Sanders, a former patrolman who has attracted the support of the city’s downtown business establishment, banks on a public trust built over six years as police chief and his experience in turning around two nonprofit agencies.

“Trust my record, trust my 26 years on the police department,” Sanders said.

Pat Shea

Shea’s still working on getting people to see past the word and actually look into the process, which he makes sound pretty great.

“If this were called basketball or eating a sandwich, you people would jump all over this,” Shea said at a debate last week.

He’s got low name identification outside of the civic community, and he’s got a campaign that’s built on one specific, in-depth financial program. It’s no frills, slogans or catch phrases.

None of the other financial plans will work, Shea says. So, San Diego can go through the bankruptcy process now and protect its assets or go through it in five years once its sold its land and raised taxes.

“I’m not here to throw candy off the fire truck at the Ocean Beach parade … This is about doing the structural finance work that gets us back out in our lifetime,” he said. “We don’t need to do this for the next 18 years. We can do it in a year or a year and a half.”

Myke Shelby

Shelby, who like Rider doesn’t get invited to all the debates, is airing television ads and is already known by many from other political campaigns and ads for his dealership.

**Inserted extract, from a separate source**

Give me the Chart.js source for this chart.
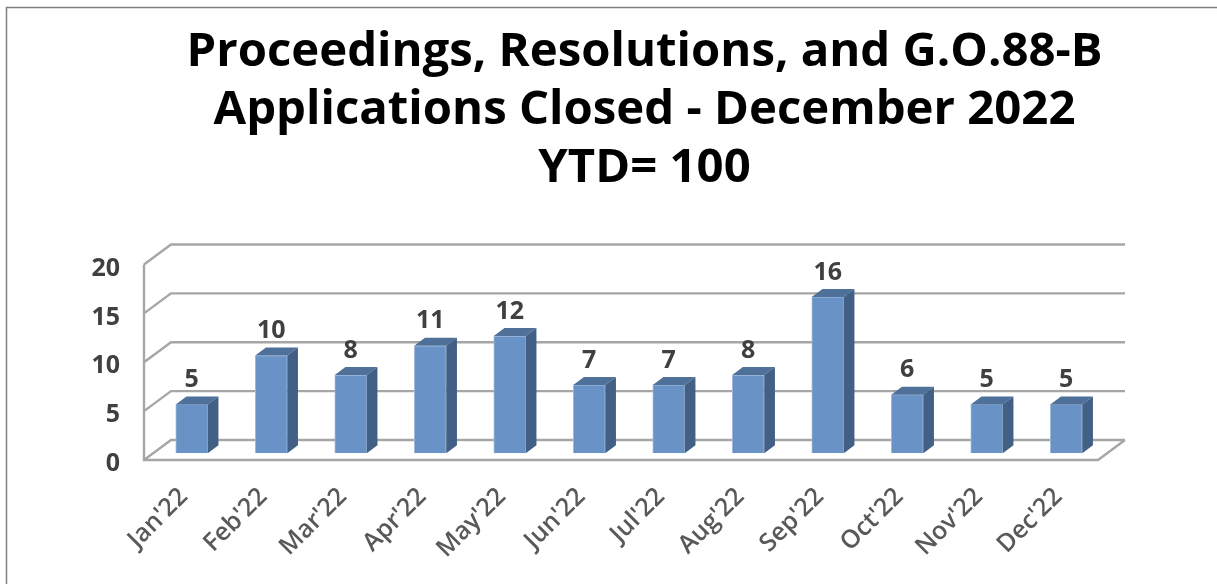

His messages, despite being forcefully delivered, have varied. He’s called the city’s living wage ordinance a fraud and a welfare program, but he’s also been the most sensitive toward city employees on the campaign trail. Shelby has called for San Diegans to feel good and optimistic about their city, but warned them that illegal aliens and terrorists are ominous threats because of mayoral neglect of border security.

“I think instilling confidence in the people of San Diego is our number one job,” he said.